[Start Records provided]

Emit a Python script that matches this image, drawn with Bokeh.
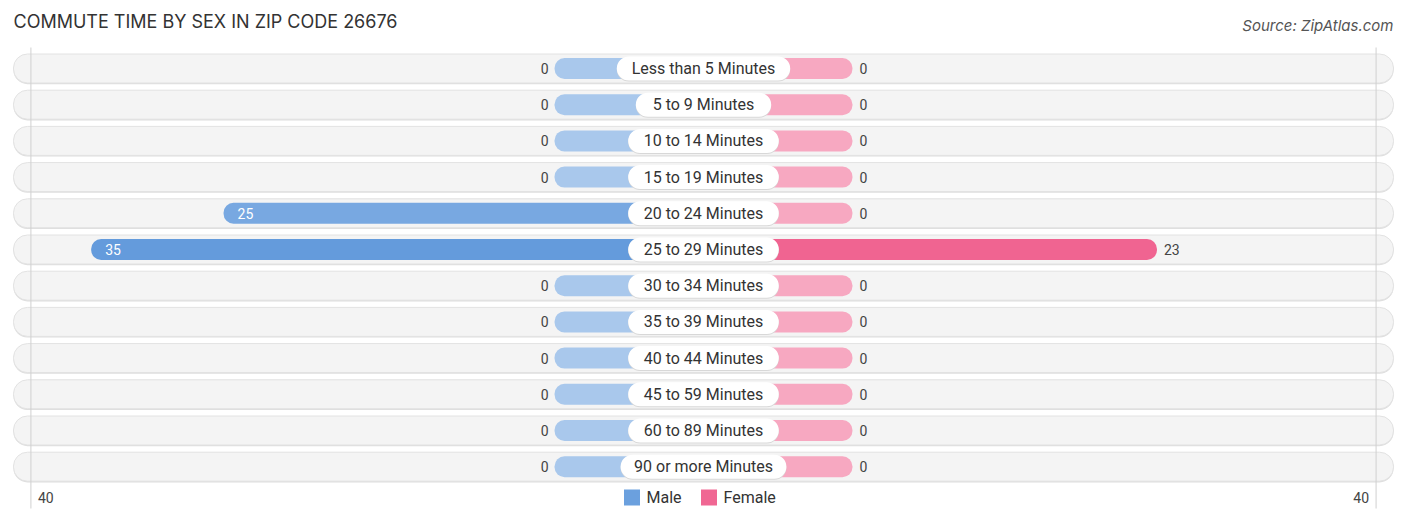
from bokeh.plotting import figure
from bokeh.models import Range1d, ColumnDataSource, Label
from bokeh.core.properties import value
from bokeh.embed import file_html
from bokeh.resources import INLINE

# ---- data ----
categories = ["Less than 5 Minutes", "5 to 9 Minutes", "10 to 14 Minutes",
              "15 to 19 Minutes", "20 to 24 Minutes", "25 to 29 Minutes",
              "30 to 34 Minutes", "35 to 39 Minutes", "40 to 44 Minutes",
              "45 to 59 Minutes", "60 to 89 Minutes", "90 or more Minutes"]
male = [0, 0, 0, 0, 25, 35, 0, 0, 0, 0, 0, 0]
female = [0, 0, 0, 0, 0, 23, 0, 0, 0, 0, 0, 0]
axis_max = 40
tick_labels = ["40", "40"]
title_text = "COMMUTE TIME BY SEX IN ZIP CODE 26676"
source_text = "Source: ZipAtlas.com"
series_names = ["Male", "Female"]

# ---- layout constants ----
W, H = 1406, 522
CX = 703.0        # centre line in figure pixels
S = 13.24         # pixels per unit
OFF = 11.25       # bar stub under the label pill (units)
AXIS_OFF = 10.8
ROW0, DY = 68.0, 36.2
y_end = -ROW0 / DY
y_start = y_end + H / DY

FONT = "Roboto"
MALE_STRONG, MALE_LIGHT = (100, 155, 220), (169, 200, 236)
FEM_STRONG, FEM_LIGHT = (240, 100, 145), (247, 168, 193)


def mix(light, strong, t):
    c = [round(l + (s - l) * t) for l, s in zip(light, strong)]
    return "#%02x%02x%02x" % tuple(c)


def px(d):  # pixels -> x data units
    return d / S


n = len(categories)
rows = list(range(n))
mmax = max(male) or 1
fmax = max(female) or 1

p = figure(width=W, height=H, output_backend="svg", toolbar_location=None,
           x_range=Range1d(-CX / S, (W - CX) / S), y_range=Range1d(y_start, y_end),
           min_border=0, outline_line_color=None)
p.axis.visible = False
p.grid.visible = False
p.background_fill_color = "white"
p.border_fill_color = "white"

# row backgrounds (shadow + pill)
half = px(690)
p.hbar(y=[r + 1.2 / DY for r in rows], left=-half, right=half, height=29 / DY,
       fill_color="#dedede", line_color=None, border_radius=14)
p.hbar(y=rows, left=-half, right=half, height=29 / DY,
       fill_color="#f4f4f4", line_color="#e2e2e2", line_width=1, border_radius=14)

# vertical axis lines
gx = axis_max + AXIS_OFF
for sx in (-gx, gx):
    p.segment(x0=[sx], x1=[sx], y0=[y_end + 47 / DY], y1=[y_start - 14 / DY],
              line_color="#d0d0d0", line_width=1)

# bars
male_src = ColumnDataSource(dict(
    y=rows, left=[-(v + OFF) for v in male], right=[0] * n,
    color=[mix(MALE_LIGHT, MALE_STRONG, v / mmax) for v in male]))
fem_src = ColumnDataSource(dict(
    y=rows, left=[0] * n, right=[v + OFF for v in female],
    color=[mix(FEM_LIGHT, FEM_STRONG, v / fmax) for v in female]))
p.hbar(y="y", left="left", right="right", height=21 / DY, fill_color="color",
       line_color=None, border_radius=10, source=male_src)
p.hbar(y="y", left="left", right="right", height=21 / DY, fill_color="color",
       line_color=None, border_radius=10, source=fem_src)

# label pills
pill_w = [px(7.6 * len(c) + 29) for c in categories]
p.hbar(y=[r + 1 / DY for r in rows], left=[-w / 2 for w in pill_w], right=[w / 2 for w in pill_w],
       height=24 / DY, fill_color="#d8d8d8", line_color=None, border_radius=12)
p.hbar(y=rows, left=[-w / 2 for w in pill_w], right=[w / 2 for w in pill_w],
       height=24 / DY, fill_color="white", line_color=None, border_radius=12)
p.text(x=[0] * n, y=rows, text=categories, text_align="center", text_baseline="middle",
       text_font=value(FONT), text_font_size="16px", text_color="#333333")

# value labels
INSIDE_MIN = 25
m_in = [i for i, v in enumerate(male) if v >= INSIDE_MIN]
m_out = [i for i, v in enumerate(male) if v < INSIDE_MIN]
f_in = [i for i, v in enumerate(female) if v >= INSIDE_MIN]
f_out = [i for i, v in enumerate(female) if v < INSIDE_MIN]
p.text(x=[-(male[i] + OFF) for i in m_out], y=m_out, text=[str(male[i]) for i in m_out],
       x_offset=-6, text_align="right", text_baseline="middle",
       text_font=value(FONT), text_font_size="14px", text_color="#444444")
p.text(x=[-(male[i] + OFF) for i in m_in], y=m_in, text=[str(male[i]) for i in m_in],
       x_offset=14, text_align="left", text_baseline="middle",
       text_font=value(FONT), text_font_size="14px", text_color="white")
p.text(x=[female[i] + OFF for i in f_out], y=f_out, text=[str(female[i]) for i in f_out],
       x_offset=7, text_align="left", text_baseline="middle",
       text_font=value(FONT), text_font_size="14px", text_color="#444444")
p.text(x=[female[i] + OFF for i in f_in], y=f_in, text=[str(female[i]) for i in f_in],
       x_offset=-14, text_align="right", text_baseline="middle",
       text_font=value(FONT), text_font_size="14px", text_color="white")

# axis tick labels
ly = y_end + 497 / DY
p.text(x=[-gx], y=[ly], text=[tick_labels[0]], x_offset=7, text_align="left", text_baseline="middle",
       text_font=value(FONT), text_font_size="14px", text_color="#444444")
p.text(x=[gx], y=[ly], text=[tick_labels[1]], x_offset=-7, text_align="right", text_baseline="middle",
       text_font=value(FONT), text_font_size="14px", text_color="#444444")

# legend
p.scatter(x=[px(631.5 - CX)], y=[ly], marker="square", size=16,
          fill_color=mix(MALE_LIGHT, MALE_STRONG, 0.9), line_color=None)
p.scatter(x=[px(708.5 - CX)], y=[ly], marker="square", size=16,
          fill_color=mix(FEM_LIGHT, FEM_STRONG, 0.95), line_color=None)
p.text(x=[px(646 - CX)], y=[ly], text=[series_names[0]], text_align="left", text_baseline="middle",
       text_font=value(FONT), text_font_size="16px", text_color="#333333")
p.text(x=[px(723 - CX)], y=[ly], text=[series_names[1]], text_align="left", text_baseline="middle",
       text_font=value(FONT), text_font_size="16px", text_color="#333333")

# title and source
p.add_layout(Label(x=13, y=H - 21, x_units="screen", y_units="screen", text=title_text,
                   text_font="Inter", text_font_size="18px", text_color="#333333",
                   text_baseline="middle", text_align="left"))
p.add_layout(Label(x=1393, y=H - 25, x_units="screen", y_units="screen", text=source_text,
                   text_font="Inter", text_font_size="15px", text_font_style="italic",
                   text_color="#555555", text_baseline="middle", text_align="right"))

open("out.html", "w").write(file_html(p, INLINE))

[End Records provided]
[Start Records provided]

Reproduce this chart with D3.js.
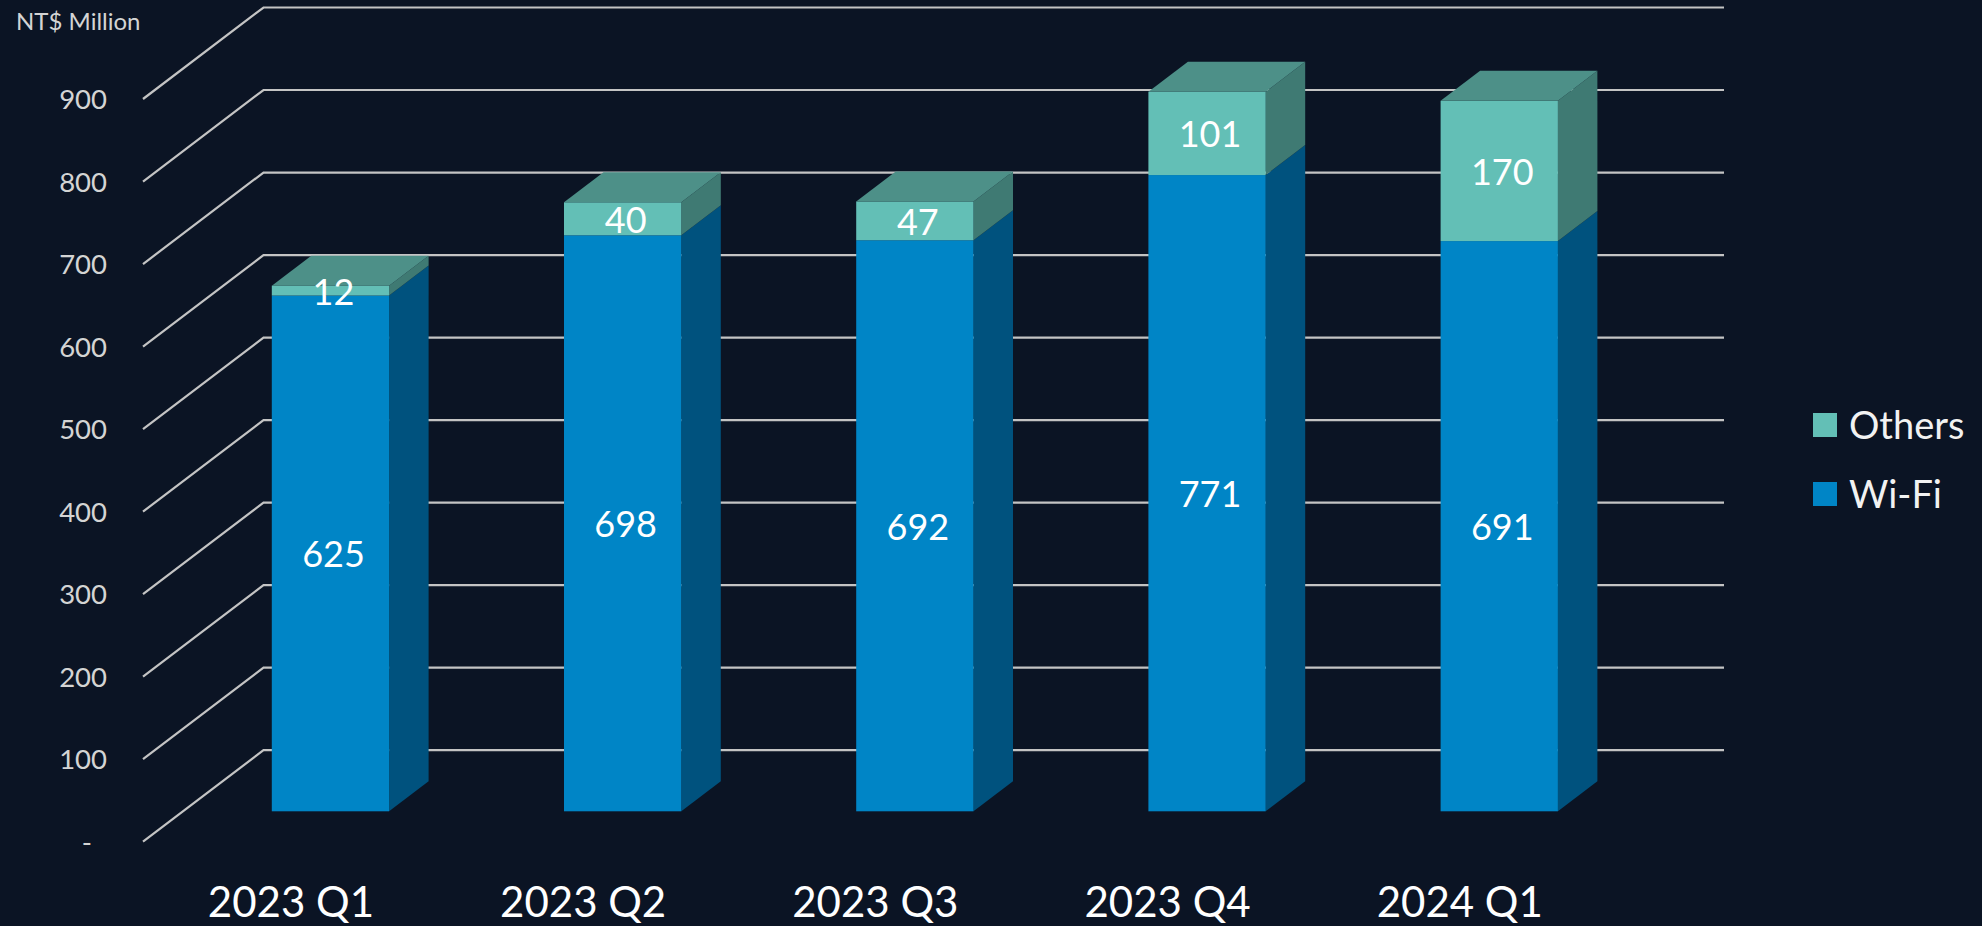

[End Records provided]

**What you have to do**
Nothing but the lines above, starting at the line that contains "Emit a Python" and ending at the line that contains "from bokeh.resources import INLINE", should be given again, exactly and without the pictures.

**Final result**
Emit a Python script that matches this image, drawn with Bokeh.
from bokeh.plotting import figure
from bokeh.models import Range1d, ColumnDataSource, Label
from bokeh.core.properties import value
from bokeh.embed import file_html
from bokeh.resources import INLINE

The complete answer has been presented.